§ TASK DATA:
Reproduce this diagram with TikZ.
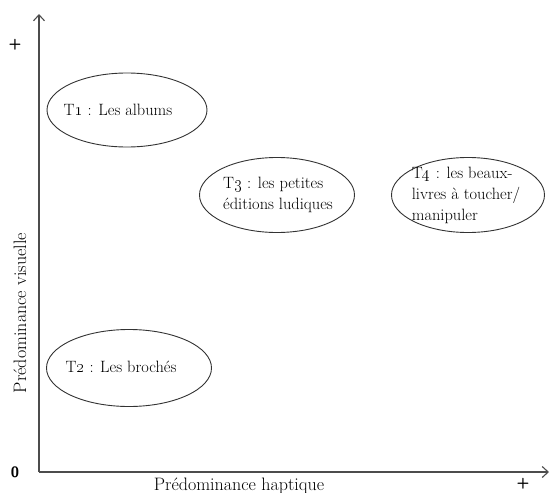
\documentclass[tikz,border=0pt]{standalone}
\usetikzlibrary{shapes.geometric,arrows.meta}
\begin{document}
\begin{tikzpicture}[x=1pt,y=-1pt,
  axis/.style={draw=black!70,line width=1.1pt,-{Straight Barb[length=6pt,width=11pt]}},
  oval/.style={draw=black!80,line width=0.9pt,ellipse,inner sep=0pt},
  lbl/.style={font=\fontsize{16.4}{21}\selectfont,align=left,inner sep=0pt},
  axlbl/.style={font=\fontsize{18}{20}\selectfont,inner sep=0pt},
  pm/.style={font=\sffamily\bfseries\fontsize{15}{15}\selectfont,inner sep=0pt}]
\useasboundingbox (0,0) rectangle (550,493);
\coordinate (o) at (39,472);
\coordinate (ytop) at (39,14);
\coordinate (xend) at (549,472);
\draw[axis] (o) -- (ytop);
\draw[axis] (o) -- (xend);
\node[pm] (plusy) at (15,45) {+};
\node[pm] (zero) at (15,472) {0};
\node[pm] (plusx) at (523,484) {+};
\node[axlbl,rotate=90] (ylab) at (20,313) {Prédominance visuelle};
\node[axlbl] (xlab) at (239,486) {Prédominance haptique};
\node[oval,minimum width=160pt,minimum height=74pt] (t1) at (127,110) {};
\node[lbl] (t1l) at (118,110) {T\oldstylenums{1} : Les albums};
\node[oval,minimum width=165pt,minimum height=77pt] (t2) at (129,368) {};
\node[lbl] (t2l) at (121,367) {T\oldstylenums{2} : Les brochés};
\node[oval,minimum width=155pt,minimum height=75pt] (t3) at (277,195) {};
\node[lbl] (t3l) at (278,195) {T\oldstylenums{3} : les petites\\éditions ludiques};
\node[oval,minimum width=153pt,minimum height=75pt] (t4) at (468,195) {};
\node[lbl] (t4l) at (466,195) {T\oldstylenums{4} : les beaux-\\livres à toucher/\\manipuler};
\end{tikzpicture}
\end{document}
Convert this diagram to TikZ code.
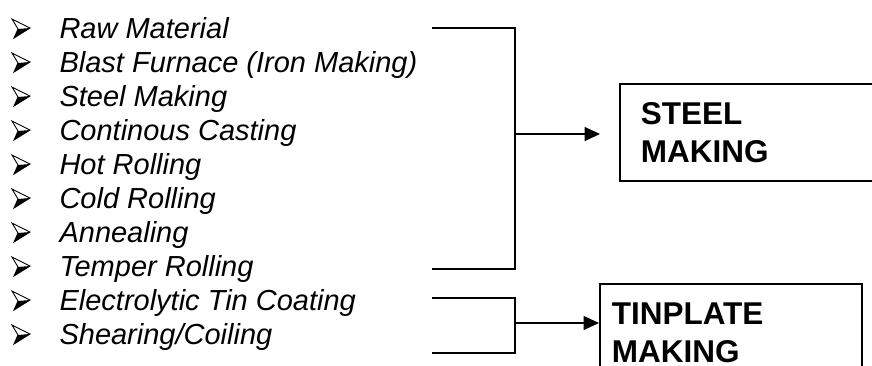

§ TASK TO COMPLETE: Output the records above exactly; leave out the pictures.

§ ANSWER TO THE PROBLEM:
Reproduce this diagram with TikZ.
\documentclass[tikz,border=0pt]{standalone}
\usetikzlibrary{shapes.geometric,arrows.meta}
\begin{document}
\begin{tikzpicture}[x=1pt,y=-1pt,
  axis/.style={draw=black!70,line width=1.1pt,-{Straight Barb[length=6pt,width=11pt]}},
  oval/.style={draw=black!80,line width=0.9pt,ellipse,inner sep=0pt},
  lbl/.style={font=\fontsize{16.4}{21}\selectfont,align=left,inner sep=0pt},
  axlbl/.style={font=\fontsize{18}{20}\selectfont,inner sep=0pt},
  pm/.style={font=\sffamily\bfseries\fontsize{15}{15}\selectfont,inner sep=0pt}]
\useasboundingbox (0,0) rectangle (550,493);
\coordinate (o) at (39,472);
\coordinate (ytop) at (39,14);
\coordinate (xend) at (549,472);
\draw[axis] (o) -- (ytop);
\draw[axis] (o) -- (xend);
\node[pm] (plusy) at (15,45) {+};
\node[pm] (zero) at (15,472) {0};
\node[pm] (plusx) at (523,484) {+};
\node[axlbl,rotate=90] (ylab) at (20,313) {Prédominance visuelle};
\node[axlbl] (xlab) at (239,486) {Prédominance haptique};
\node[oval,minimum width=160pt,minimum height=74pt] (t1) at (127,110) {};
\node[lbl] (t1l) at (118,110) {T\oldstylenums{1} : Les albums};
\node[oval,minimum width=165pt,minimum height=77pt] (t2) at (129,368) {};
\node[lbl] (t2l) at (121,367) {T\oldstylenums{2} : Les brochés};
\node[oval,minimum width=155pt,minimum height=75pt] (t3) at (277,195) {};
\node[lbl] (t3l) at (278,195) {T\oldstylenums{3} : les petites\\éditions ludiques};
\node[oval,minimum width=153pt,minimum height=75pt] (t4) at (468,195) {};
\node[lbl] (t4l) at (466,195) {T\oldstylenums{4} : les beaux-\\livres à toucher/\\manipuler};
\end{tikzpicture}
\end{document}
Convert this diagram to TikZ code.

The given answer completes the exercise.